** start MATERIAL FOR THE TASK **

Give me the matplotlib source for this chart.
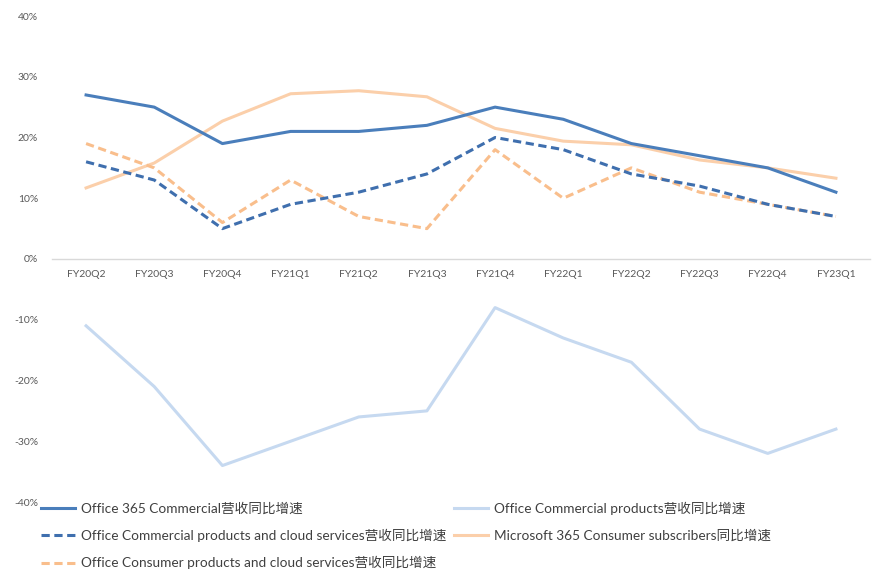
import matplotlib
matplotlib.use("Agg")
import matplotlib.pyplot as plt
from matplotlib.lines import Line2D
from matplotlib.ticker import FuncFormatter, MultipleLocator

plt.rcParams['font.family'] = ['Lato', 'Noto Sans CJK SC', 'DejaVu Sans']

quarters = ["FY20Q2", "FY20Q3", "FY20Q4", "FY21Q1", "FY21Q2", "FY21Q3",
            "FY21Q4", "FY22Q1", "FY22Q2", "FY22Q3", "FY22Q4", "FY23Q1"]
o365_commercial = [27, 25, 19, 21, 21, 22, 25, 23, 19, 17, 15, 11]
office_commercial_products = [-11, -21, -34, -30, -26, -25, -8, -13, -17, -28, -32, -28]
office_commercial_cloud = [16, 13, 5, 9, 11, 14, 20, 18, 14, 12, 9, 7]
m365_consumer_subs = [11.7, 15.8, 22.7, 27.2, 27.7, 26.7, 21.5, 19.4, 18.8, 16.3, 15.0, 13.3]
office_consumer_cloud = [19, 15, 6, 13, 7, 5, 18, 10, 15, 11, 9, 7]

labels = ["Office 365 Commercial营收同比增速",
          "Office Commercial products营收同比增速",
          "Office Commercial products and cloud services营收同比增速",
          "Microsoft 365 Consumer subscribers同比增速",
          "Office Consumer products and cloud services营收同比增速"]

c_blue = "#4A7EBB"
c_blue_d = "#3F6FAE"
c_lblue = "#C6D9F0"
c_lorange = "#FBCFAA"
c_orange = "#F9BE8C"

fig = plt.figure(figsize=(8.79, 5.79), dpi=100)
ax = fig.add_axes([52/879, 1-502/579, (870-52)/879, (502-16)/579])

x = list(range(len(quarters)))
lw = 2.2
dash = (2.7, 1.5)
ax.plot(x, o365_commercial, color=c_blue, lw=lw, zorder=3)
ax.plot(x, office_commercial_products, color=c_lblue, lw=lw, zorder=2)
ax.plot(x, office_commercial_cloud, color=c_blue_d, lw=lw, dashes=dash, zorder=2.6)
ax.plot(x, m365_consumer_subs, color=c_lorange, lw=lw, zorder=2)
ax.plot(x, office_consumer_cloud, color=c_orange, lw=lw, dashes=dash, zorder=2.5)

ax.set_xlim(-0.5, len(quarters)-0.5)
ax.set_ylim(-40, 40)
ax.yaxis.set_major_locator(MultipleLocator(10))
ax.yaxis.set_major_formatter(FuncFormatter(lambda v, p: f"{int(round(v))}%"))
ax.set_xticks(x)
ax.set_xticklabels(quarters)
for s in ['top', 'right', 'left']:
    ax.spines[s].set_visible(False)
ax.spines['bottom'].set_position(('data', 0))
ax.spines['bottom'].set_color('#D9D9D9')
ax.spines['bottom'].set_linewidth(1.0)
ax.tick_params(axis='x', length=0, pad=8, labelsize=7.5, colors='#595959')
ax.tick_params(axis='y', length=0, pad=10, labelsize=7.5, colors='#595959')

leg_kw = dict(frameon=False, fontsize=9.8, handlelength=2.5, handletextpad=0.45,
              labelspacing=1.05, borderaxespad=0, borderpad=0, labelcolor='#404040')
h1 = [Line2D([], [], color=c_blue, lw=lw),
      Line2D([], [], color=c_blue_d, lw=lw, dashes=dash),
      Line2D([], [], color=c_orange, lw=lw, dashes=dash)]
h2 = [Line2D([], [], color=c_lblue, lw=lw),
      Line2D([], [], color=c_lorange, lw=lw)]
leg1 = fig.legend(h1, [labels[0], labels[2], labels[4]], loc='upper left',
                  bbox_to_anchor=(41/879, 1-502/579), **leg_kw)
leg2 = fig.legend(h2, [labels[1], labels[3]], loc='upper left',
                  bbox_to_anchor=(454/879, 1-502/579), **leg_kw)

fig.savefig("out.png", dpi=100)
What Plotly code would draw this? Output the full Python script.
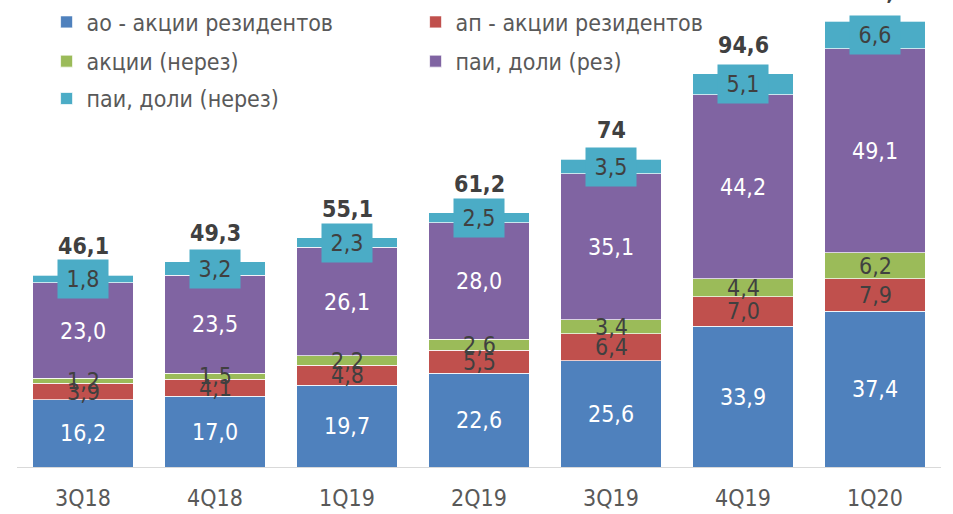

** end MATERIAL FOR THE TASK **

TASK TO COMPLETE -> Return only the lines running from the start of the entries above to the line that contains "plt.rcParams['font.family'] = ['Lato', 'Noto", inclusive, and omit every picture.

PROBLEM SOLUTION ->
Give me the matplotlib source for this chart.
import matplotlib
matplotlib.use("Agg")
import matplotlib.pyplot as plt
from matplotlib.lines import Line2D
from matplotlib.ticker import FuncFormatter, MultipleLocator

plt.rcParams['font.family'] = ['Lato', 'Noto Sans CJK SC', 'DejaVu Sans']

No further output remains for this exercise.